◆ **Goal**
Repeat, exactly and completely, the material that follows. Omit the pictures.

— begin —

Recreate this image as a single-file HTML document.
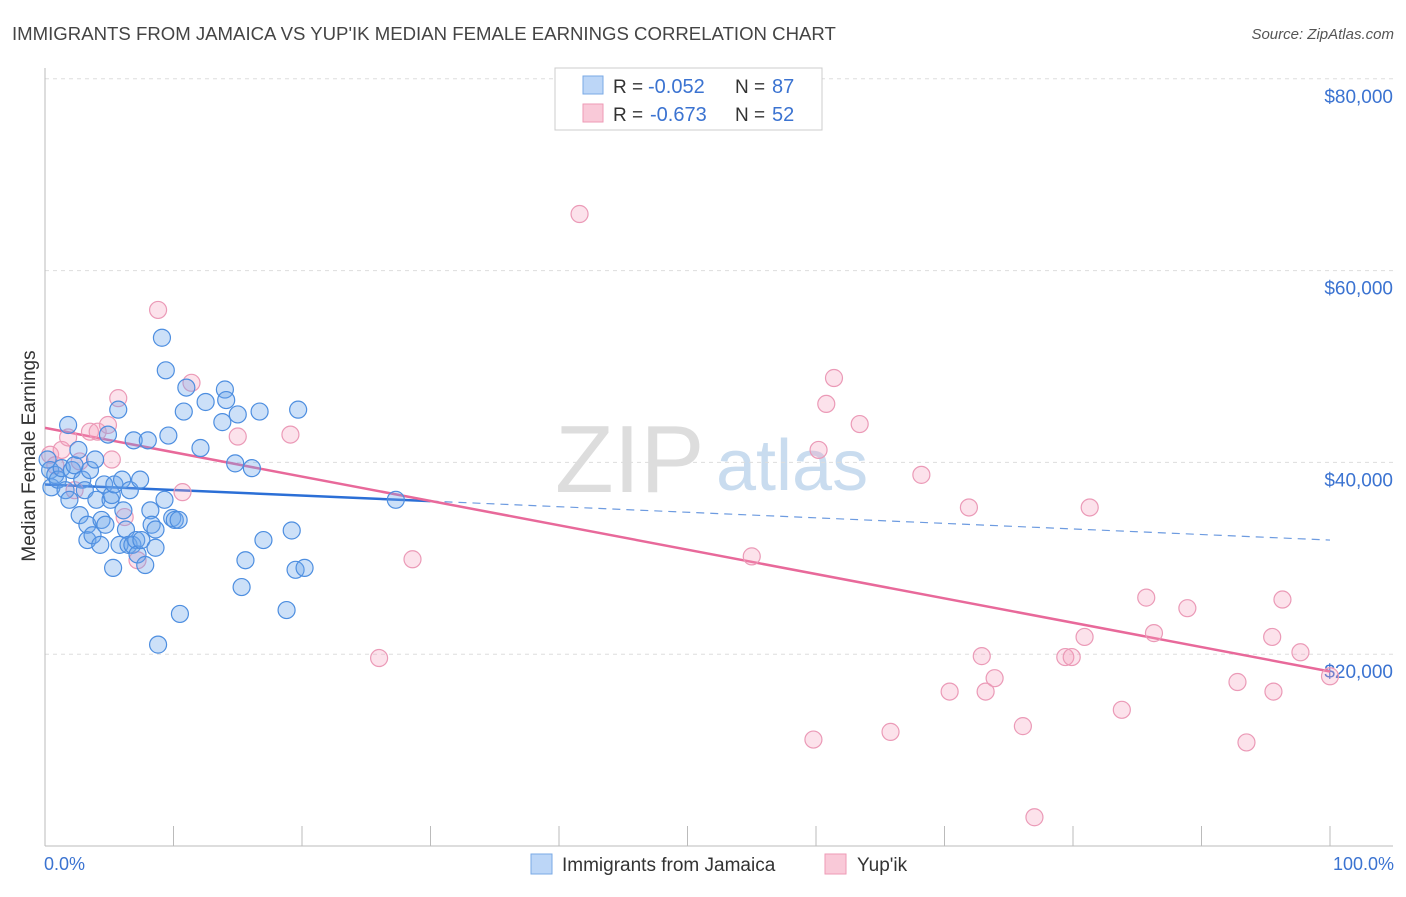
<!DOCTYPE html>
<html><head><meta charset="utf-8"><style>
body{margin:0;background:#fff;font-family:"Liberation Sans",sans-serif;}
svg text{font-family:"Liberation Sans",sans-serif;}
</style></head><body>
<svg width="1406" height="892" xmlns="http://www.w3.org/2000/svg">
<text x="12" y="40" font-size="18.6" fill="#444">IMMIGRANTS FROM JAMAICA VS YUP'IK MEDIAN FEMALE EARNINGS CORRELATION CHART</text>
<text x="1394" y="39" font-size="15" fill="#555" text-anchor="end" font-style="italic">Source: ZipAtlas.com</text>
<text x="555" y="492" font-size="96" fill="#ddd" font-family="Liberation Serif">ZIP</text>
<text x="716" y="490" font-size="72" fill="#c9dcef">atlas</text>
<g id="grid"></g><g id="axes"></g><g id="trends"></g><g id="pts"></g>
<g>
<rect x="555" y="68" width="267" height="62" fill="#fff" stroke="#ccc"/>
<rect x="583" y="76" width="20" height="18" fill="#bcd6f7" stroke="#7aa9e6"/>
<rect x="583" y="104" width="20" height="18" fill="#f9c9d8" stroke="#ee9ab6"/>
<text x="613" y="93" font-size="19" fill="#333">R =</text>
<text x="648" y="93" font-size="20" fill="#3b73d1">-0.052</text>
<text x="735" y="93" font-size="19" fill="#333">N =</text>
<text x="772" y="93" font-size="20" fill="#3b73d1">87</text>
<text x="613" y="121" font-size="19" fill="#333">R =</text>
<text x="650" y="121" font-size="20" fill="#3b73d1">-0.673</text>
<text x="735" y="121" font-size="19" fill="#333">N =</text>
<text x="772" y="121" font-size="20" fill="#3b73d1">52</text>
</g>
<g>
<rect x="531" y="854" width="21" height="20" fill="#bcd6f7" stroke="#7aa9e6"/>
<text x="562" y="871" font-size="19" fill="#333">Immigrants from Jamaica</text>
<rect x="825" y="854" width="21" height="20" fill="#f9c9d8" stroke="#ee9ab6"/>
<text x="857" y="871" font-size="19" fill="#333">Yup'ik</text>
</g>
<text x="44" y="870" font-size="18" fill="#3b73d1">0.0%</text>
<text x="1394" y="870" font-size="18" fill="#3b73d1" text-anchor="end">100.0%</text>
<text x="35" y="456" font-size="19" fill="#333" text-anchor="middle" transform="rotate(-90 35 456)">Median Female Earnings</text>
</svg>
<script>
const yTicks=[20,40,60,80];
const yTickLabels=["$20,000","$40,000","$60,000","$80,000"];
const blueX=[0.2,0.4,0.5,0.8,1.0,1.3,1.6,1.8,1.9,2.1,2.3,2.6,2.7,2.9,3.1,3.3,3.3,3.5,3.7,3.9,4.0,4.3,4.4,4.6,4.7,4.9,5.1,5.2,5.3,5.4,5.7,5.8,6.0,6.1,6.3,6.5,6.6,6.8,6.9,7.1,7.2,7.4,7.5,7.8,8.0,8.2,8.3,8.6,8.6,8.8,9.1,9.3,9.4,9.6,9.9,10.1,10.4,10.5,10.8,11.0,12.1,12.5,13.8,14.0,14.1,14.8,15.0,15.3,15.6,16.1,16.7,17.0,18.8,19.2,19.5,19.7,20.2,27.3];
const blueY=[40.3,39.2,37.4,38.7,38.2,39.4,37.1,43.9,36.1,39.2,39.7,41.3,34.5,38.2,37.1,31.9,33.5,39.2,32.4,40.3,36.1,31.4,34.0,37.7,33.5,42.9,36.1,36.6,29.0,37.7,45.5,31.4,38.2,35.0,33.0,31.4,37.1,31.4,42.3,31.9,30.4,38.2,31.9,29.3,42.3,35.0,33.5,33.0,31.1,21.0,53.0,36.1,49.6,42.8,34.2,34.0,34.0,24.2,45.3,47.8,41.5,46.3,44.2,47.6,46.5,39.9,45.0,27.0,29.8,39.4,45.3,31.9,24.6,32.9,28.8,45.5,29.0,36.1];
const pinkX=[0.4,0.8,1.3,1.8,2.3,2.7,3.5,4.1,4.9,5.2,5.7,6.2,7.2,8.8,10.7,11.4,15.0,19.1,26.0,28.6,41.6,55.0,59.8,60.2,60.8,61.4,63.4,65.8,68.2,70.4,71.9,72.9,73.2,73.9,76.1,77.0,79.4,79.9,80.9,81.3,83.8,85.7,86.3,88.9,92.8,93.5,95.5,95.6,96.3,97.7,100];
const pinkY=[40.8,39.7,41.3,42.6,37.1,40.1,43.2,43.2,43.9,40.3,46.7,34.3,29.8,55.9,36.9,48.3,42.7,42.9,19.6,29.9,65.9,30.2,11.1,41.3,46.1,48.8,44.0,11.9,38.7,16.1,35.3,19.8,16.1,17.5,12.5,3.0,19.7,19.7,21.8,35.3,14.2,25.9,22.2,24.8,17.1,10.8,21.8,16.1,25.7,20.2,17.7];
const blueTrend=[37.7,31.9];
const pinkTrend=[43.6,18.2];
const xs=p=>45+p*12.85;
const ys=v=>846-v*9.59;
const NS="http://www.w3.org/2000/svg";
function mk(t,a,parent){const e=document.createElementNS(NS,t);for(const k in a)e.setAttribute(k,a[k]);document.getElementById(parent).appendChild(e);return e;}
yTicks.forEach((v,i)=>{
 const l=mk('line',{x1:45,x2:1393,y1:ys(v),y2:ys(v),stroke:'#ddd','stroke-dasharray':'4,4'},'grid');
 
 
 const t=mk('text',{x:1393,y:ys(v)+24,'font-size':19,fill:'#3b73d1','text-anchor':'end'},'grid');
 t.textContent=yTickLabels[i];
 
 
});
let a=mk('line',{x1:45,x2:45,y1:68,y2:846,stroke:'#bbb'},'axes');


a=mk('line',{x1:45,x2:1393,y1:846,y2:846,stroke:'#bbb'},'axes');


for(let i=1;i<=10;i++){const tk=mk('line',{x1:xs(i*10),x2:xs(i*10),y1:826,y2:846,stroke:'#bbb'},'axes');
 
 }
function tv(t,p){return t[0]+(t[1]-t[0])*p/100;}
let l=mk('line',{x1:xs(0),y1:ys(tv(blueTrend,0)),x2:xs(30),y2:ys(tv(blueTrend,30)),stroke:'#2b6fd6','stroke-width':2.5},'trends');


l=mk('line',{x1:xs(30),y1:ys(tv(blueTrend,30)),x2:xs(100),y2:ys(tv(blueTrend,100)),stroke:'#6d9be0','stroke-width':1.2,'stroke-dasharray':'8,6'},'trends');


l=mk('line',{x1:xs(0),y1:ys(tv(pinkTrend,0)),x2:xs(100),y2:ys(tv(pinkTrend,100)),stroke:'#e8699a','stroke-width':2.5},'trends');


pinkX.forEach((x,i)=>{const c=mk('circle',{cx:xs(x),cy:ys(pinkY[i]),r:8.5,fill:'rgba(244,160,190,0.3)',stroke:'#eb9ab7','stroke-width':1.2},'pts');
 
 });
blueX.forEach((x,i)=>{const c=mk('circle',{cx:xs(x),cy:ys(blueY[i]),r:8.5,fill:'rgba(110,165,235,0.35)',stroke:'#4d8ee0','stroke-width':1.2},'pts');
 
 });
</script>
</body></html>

— end —

◆ **Result**
Recreate this image as a single-file HTML document.
<!DOCTYPE html>
<html><head><meta charset="utf-8"><style>
body{margin:0;background:#fff;font-family:"Liberation Sans",sans-serif;}
svg text{font-family:"Liberation Sans",sans-serif;}
</style></head><body>
<svg width="1406" height="892" xmlns="http://www.w3.org/2000/svg">
<text x="12" y="40" font-size="18.6" fill="#444">IMMIGRANTS FROM JAMAICA VS YUP'IK MEDIAN FEMALE EARNINGS CORRELATION CHART</text>
<text x="1394" y="39" font-size="15" fill="#555" text-anchor="end" font-style="italic">Source: ZipAtlas.com</text>
<text x="555" y="492" font-size="96" fill="#ddd" font-family="Liberation Serif">ZIP</text>
<text x="716" y="490" font-size="72" fill="#c9dcef">atlas</text>
<g id="grid"></g><g id="axes"></g><g id="trends"></g><g id="pts"></g>
<g>
<rect x="555" y="68" width="267" height="62" fill="#fff" stroke="#ccc"/>
<rect x="583" y="76" width="20" height="18" fill="#bcd6f7" stroke="#7aa9e6"/>
<rect x="583" y="104" width="20" height="18" fill="#f9c9d8" stroke="#ee9ab6"/>
<text x="613" y="93" font-size="19" fill="#333">R =</text>
<text x="648" y="93" font-size="20" fill="#3b73d1">-0.052</text>
<text x="735" y="93" font-size="19" fill="#333">N =</text>
<text x="772" y="93" font-size="20" fill="#3b73d1">87</text>
<text x="613" y="121" font-size="19" fill="#333">R =</text>
<text x="650" y="121" font-size="20" fill="#3b73d1">-0.673</text>
<text x="735" y="121" font-size="19" fill="#333">N =</text>
<text x="772" y="121" font-size="20" fill="#3b73d1">52</text>
</g>
<g>
<rect x="531" y="854" width="21" height="20" fill="#bcd6f7" stroke="#7aa9e6"/>
<text x="562" y="871" font-size="19" fill="#333">Immigrants from Jamaica</text>
<rect x="825" y="854" width="21" height="20" fill="#f9c9d8" stroke="#ee9ab6"/>
<text x="857" y="871" font-size="19" fill="#333">Yup'ik</text>
</g>
<text x="44" y="870" font-size="18" fill="#3b73d1">0.0%</text>
<text x="1394" y="870" font-size="18" fill="#3b73d1" text-anchor="end">100.0%</text>
<text x="35" y="456" font-size="19" fill="#333" text-anchor="middle" transform="rotate(-90 35 456)">Median Female Earnings</text>
</svg>
<script>
const yTicks=[20,40,60,80];
const yTickLabels=["$20,000","$40,000","$60,000","$80,000"];
const blueX=[0.2,0.4,0.5,0.8,1.0,1.3,1.6,1.8,1.9,2.1,2.3,2.6,2.7,2.9,3.1,3.3,3.3,3.5,3.7,3.9,4.0,4.3,4.4,4.6,4.7,4.9,5.1,5.2,5.3,5.4,5.7,5.8,6.0,6.1,6.3,6.5,6.6,6.8,6.9,7.1,7.2,7.4,7.5,7.8,8.0,8.2,8.3,8.6,8.6,8.8,9.1,9.3,9.4,9.6,9.9,10.1,10.4,10.5,10.8,11.0,12.1,12.5,13.8,14.0,14.1,14.8,15.0,15.3,15.6,16.1,16.7,17.0,18.8,19.2,19.5,19.7,20.2,27.3];
const blueY=[40.3,39.2,37.4,38.7,38.2,39.4,37.1,43.9,36.1,39.2,39.7,41.3,34.5,38.2,37.1,31.9,33.5,39.2,32.4,40.3,36.1,31.4,34.0,37.7,33.5,42.9,36.1,36.6,29.0,37.7,45.5,31.4,38.2,35.0,33.0,31.4,37.1,31.4,42.3,31.9,30.4,38.2,31.9,29.3,42.3,35.0,33.5,33.0,31.1,21.0,53.0,36.1,49.6,42.8,34.2,34.0,34.0,24.2,45.3,47.8,41.5,46.3,44.2,47.6,46.5,39.9,45.0,27.0,29.8,39.4,45.3,31.9,24.6,32.9,28.8,45.5,29.0,36.1];
const pinkX=[0.4,0.8,1.3,1.8,2.3,2.7,3.5,4.1,4.9,5.2,5.7,6.2,7.2,8.8,10.7,11.4,15.0,19.1,26.0,28.6,41.6,55.0,59.8,60.2,60.8,61.4,63.4,65.8,68.2,70.4,71.9,72.9,73.2,73.9,76.1,77.0,79.4,79.9,80.9,81.3,83.8,85.7,86.3,88.9,92.8,93.5,95.5,95.6,96.3,97.7,100];
const pinkY=[40.8,39.7,41.3,42.6,37.1,40.1,43.2,43.2,43.9,40.3,46.7,34.3,29.8,55.9,36.9,48.3,42.7,42.9,19.6,29.9,65.9,30.2,11.1,41.3,46.1,48.8,44.0,11.9,38.7,16.1,35.3,19.8,16.1,17.5,12.5,3.0,19.7,19.7,21.8,35.3,14.2,25.9,22.2,24.8,17.1,10.8,21.8,16.1,25.7,20.2,17.7];
const blueTrend=[37.7,31.9];
const pinkTrend=[43.6,18.2];
const xs=p=>45+p*12.85;
const ys=v=>846-v*9.59;
const NS="http://www.w3.org/2000/svg";
function mk(t,a,parent){const e=document.createElementNS(NS,t);for(const k in a)e.setAttribute(k,a[k]);document.getElementById(parent).appendChild(e);return e;}
yTicks.forEach((v,i)=>{
 const l=mk('line',{x1:45,x2:1393,y1:ys(v),y2:ys(v),stroke:'#ddd','stroke-dasharray':'4,4'},'grid');
 
 
 const t=mk('text',{x:1393,y:ys(v)+24,'font-size':19,fill:'#3b73d1','text-anchor':'end'},'grid');
 t.textContent=yTickLabels[i];
 
 
});
let a=mk('line',{x1:45,x2:45,y1:68,y2:846,stroke:'#bbb'},'axes');


a=mk('line',{x1:45,x2:1393,y1:846,y2:846,stroke:'#bbb'},'axes');


for(let i=1;i<=10;i++){const tk=mk('line',{x1:xs(i*10),x2:xs(i*10),y1:826,y2:846,stroke:'#bbb'},'axes');
 
 }
function tv(t,p){return t[0]+(t[1]-t[0])*p/100;}
let l=mk('line',{x1:xs(0),y1:ys(tv(blueTrend,0)),x2:xs(30),y2:ys(tv(blueTrend,30)),stroke:'#2b6fd6','stroke-width':2.5},'trends');


l=mk('line',{x1:xs(30),y1:ys(tv(blueTrend,30)),x2:xs(100),y2:ys(tv(blueTrend,100)),stroke:'#6d9be0','stroke-width':1.2,'stroke-dasharray':'8,6'},'trends');


l=mk('line',{x1:xs(0),y1:ys(tv(pinkTrend,0)),x2:xs(100),y2:ys(tv(pinkTrend,100)),stroke:'#e8699a','stroke-width':2.5},'trends');


pinkX.forEach((x,i)=>{const c=mk('circle',{cx:xs(x),cy:ys(pinkY[i]),r:8.5,fill:'rgba(244,160,190,0.3)',stroke:'#eb9ab7','stroke-width':1.2},'pts');
 
 });
blueX.forEach((x,i)=>{const c=mk('circle',{cx:xs(x),cy:ys(blueY[i]),r:8.5,fill:'rgba(110,165,235,0.35)',stroke:'#4d8ee0','stroke-width':1.2},'pts');
 
 });
</script>
</body></html>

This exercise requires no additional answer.